# Direction:
Your task is to copy the listing exactly. Drop any pictures from the copy.

# Data shown:
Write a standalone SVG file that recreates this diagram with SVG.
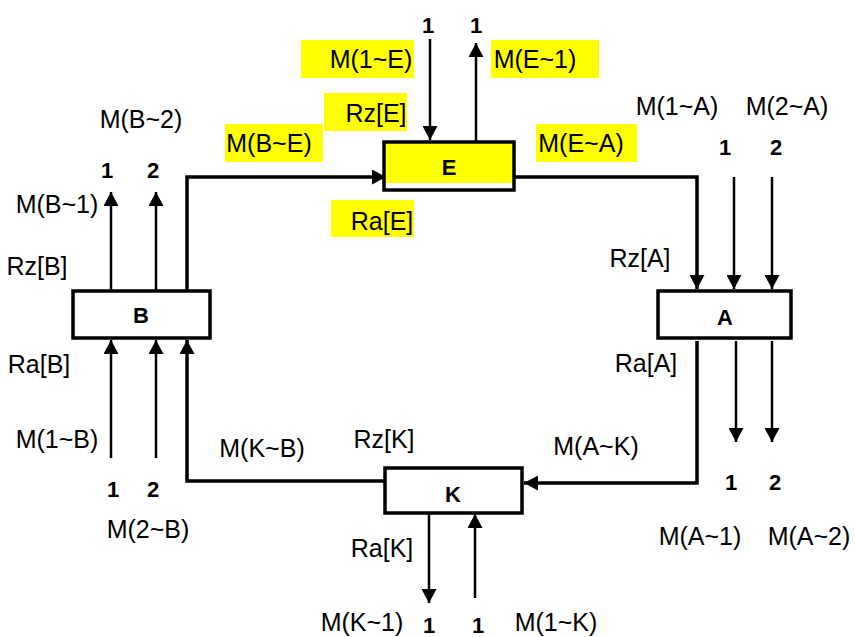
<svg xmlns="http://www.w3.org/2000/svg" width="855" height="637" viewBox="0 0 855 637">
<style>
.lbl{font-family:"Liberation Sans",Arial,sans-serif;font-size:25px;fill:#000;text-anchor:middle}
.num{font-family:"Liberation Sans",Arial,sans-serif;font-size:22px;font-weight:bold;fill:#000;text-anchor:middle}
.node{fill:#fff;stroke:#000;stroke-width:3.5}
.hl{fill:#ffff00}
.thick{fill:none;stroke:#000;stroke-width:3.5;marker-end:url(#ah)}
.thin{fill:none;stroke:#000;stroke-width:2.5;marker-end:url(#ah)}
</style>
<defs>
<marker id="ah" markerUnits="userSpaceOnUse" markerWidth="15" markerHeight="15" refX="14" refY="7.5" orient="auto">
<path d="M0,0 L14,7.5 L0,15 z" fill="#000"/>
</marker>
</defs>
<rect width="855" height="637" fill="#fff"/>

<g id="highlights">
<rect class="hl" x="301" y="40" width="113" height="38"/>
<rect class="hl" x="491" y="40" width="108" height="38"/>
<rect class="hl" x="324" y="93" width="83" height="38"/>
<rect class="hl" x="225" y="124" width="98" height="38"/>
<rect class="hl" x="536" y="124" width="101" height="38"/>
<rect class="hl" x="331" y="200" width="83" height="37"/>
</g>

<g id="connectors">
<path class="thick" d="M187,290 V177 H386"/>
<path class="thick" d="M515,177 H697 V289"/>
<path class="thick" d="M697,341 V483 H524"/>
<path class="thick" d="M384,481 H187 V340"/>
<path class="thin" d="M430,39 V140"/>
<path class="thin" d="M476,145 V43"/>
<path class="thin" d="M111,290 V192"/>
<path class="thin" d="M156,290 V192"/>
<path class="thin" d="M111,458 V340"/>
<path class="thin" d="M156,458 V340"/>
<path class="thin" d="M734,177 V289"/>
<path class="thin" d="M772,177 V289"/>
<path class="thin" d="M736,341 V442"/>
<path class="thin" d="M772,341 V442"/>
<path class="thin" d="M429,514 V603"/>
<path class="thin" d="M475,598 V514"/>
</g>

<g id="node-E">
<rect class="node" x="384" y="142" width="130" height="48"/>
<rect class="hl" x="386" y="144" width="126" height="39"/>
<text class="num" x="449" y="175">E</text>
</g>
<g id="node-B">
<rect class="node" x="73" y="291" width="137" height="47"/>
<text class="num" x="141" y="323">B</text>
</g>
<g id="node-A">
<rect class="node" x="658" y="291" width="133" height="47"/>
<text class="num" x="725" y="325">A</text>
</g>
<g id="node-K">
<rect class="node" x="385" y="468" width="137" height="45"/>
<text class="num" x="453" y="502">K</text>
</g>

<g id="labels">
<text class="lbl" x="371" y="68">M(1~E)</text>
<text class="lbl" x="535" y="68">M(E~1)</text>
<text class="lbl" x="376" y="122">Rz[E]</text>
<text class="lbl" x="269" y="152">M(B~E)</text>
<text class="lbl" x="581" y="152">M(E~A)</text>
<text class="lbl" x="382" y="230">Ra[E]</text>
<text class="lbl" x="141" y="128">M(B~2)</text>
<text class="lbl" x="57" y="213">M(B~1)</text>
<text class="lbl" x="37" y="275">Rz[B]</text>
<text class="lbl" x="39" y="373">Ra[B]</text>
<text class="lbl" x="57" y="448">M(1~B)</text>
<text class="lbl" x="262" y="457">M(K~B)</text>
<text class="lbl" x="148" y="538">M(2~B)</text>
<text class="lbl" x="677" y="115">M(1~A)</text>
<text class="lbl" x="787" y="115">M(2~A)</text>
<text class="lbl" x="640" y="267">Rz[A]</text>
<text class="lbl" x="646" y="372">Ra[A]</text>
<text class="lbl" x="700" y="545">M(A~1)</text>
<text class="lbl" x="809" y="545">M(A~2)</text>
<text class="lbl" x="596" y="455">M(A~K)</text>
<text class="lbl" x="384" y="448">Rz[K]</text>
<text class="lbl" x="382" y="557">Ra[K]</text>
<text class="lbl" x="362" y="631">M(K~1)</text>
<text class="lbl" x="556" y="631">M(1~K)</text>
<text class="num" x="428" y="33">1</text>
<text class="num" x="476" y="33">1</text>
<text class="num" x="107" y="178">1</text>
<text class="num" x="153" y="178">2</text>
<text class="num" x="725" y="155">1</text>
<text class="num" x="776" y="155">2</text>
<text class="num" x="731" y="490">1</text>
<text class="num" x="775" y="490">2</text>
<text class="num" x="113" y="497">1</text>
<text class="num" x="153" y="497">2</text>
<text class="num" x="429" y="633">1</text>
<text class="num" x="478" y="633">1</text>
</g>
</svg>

# Answer to the problem:
Write a standalone SVG file that recreates this diagram with SVG.
<svg xmlns="http://www.w3.org/2000/svg" width="855" height="637" viewBox="0 0 855 637">
<style>
.lbl{font-family:"Liberation Sans",Arial,sans-serif;font-size:25px;fill:#000;text-anchor:middle}
.num{font-family:"Liberation Sans",Arial,sans-serif;font-size:22px;font-weight:bold;fill:#000;text-anchor:middle}
.node{fill:#fff;stroke:#000;stroke-width:3.5}
.hl{fill:#ffff00}
.thick{fill:none;stroke:#000;stroke-width:3.5;marker-end:url(#ah)}
.thin{fill:none;stroke:#000;stroke-width:2.5;marker-end:url(#ah)}
</style>
<defs>
<marker id="ah" markerUnits="userSpaceOnUse" markerWidth="15" markerHeight="15" refX="14" refY="7.5" orient="auto">
<path d="M0,0 L14,7.5 L0,15 z" fill="#000"/>
</marker>
</defs>
<rect width="855" height="637" fill="#fff"/>

<g id="highlights">
<rect class="hl" x="301" y="40" width="113" height="38"/>
<rect class="hl" x="491" y="40" width="108" height="38"/>
<rect class="hl" x="324" y="93" width="83" height="38"/>
<rect class="hl" x="225" y="124" width="98" height="38"/>
<rect class="hl" x="536" y="124" width="101" height="38"/>
<rect class="hl" x="331" y="200" width="83" height="37"/>
</g>

<g id="connectors">
<path class="thick" d="M187,290 V177 H386"/>
<path class="thick" d="M515,177 H697 V289"/>
<path class="thick" d="M697,341 V483 H524"/>
<path class="thick" d="M384,481 H187 V340"/>
<path class="thin" d="M430,39 V140"/>
<path class="thin" d="M476,145 V43"/>
<path class="thin" d="M111,290 V192"/>
<path class="thin" d="M156,290 V192"/>
<path class="thin" d="M111,458 V340"/>
<path class="thin" d="M156,458 V340"/>
<path class="thin" d="M734,177 V289"/>
<path class="thin" d="M772,177 V289"/>
<path class="thin" d="M736,341 V442"/>
<path class="thin" d="M772,341 V442"/>
<path class="thin" d="M429,514 V603"/>
<path class="thin" d="M475,598 V514"/>
</g>

<g id="node-E">
<rect class="node" x="384" y="142" width="130" height="48"/>
<rect class="hl" x="386" y="144" width="126" height="39"/>
<text class="num" x="449" y="175">E</text>
</g>
<g id="node-B">
<rect class="node" x="73" y="291" width="137" height="47"/>
<text class="num" x="141" y="323">B</text>
</g>
<g id="node-A">
<rect class="node" x="658" y="291" width="133" height="47"/>
<text class="num" x="725" y="325">A</text>
</g>
<g id="node-K">
<rect class="node" x="385" y="468" width="137" height="45"/>
<text class="num" x="453" y="502">K</text>
</g>

<g id="labels">
<text class="lbl" x="371" y="68">M(1~E)</text>
<text class="lbl" x="535" y="68">M(E~1)</text>
<text class="lbl" x="376" y="122">Rz[E]</text>
<text class="lbl" x="269" y="152">M(B~E)</text>
<text class="lbl" x="581" y="152">M(E~A)</text>
<text class="lbl" x="382" y="230">Ra[E]</text>
<text class="lbl" x="141" y="128">M(B~2)</text>
<text class="lbl" x="57" y="213">M(B~1)</text>
<text class="lbl" x="37" y="275">Rz[B]</text>
<text class="lbl" x="39" y="373">Ra[B]</text>
<text class="lbl" x="57" y="448">M(1~B)</text>
<text class="lbl" x="262" y="457">M(K~B)</text>
<text class="lbl" x="148" y="538">M(2~B)</text>
<text class="lbl" x="677" y="115">M(1~A)</text>
<text class="lbl" x="787" y="115">M(2~A)</text>
<text class="lbl" x="640" y="267">Rz[A]</text>
<text class="lbl" x="646" y="372">Ra[A]</text>
<text class="lbl" x="700" y="545">M(A~1)</text>
<text class="lbl" x="809" y="545">M(A~2)</text>
<text class="lbl" x="596" y="455">M(A~K)</text>
<text class="lbl" x="384" y="448">Rz[K]</text>
<text class="lbl" x="382" y="557">Ra[K]</text>
<text class="lbl" x="362" y="631">M(K~1)</text>
<text class="lbl" x="556" y="631">M(1~K)</text>
<text class="num" x="428" y="33">1</text>
<text class="num" x="476" y="33">1</text>
<text class="num" x="107" y="178">1</text>
<text class="num" x="153" y="178">2</text>
<text class="num" x="725" y="155">1</text>
<text class="num" x="776" y="155">2</text>
<text class="num" x="731" y="490">1</text>
<text class="num" x="775" y="490">2</text>
<text class="num" x="113" y="497">1</text>
<text class="num" x="153" y="497">2</text>
<text class="num" x="429" y="633">1</text>
<text class="num" x="478" y="633">1</text>
</g>
</svg>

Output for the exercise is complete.